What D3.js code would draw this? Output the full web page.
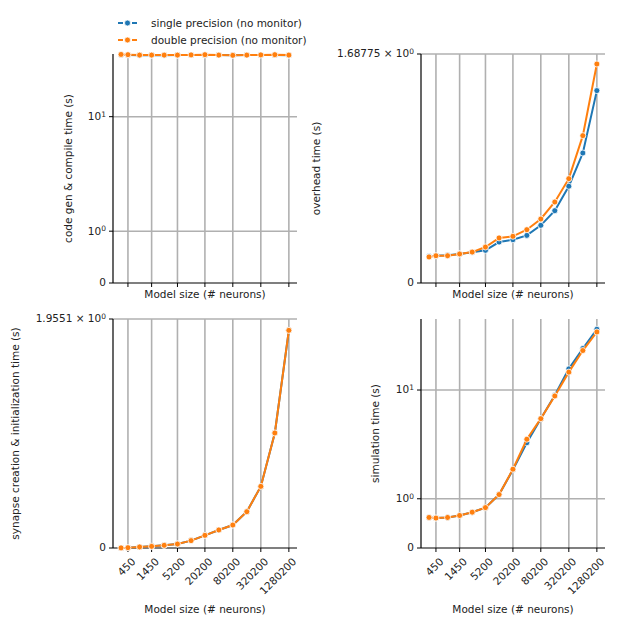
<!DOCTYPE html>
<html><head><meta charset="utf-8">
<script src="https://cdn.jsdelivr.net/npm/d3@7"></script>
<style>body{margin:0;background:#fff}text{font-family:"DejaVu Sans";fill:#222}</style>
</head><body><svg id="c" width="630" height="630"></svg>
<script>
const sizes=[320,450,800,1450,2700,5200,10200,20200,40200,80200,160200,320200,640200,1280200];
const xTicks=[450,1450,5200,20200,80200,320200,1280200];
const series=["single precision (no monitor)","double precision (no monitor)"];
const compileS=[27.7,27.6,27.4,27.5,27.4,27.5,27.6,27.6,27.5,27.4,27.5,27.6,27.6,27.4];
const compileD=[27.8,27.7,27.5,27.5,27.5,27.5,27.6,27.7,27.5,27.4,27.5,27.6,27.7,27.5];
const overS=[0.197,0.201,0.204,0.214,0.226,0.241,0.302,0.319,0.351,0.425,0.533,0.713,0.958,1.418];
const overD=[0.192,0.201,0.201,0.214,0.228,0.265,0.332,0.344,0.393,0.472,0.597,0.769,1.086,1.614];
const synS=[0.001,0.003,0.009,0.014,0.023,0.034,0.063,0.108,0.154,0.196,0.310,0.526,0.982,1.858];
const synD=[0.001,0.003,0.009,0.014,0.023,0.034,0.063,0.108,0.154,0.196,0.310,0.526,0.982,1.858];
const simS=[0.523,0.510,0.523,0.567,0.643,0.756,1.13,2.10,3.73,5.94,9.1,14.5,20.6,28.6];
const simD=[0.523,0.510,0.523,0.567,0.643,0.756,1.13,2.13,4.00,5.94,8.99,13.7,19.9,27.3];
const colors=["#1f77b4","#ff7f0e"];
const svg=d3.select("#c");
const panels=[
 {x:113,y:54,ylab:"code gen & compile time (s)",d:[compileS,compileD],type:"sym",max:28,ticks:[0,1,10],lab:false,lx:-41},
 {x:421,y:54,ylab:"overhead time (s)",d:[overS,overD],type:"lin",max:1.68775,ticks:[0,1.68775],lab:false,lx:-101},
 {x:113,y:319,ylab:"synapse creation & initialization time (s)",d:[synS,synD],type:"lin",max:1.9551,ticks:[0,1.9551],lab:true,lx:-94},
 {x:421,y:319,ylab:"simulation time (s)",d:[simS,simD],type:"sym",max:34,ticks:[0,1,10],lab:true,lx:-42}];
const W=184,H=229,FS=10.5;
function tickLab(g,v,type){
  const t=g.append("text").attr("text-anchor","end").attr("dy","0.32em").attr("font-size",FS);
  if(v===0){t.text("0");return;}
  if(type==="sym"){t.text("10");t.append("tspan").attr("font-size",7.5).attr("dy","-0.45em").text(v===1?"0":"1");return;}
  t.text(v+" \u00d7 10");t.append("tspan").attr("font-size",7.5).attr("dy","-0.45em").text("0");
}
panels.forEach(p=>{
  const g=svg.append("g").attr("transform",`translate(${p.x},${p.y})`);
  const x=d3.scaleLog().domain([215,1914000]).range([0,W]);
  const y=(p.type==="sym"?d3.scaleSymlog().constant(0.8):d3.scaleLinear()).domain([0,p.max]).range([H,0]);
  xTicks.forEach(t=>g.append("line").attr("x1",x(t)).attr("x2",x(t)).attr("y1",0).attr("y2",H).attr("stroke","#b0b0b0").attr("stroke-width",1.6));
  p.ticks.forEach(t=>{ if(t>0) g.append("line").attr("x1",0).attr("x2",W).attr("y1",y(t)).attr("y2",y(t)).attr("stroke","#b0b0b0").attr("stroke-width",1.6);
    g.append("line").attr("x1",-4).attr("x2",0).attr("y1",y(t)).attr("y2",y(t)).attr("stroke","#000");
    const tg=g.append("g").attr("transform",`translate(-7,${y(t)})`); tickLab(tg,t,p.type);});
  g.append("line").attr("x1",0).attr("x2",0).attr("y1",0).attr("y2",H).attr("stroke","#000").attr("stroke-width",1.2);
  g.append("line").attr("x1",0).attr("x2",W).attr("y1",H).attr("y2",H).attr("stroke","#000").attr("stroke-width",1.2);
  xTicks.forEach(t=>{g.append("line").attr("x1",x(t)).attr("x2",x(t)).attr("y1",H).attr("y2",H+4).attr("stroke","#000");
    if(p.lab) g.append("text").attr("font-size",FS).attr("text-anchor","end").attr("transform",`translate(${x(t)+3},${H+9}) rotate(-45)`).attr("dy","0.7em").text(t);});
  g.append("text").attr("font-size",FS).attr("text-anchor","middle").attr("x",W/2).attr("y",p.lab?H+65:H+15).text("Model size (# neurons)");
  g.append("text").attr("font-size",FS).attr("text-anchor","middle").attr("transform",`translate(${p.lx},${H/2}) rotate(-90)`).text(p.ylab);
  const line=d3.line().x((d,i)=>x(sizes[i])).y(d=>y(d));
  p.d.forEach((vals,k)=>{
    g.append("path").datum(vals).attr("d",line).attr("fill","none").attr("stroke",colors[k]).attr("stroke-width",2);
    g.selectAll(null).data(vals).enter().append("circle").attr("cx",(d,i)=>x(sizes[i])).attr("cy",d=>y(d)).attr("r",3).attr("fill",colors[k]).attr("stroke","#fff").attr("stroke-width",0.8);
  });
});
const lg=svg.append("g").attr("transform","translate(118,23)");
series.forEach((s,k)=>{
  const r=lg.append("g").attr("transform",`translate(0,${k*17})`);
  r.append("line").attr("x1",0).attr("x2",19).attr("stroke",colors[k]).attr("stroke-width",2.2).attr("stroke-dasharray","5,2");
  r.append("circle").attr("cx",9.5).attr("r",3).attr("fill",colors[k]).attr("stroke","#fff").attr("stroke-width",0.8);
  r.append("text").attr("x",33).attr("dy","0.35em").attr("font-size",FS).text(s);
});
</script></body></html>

#####

_TASK INSTRUCTIONS_. Where a line above includes "code", copy that line.

_RESULT OF THIS EXERCISE_.
What D3.js code would draw this? Output the full web page.
 {x:113,y:54,ylab:"code gen & compile time (s)",d:[compileS,compileD],type:"sym",max:28,ticks:[0,1,10],lab:false,lx:-41},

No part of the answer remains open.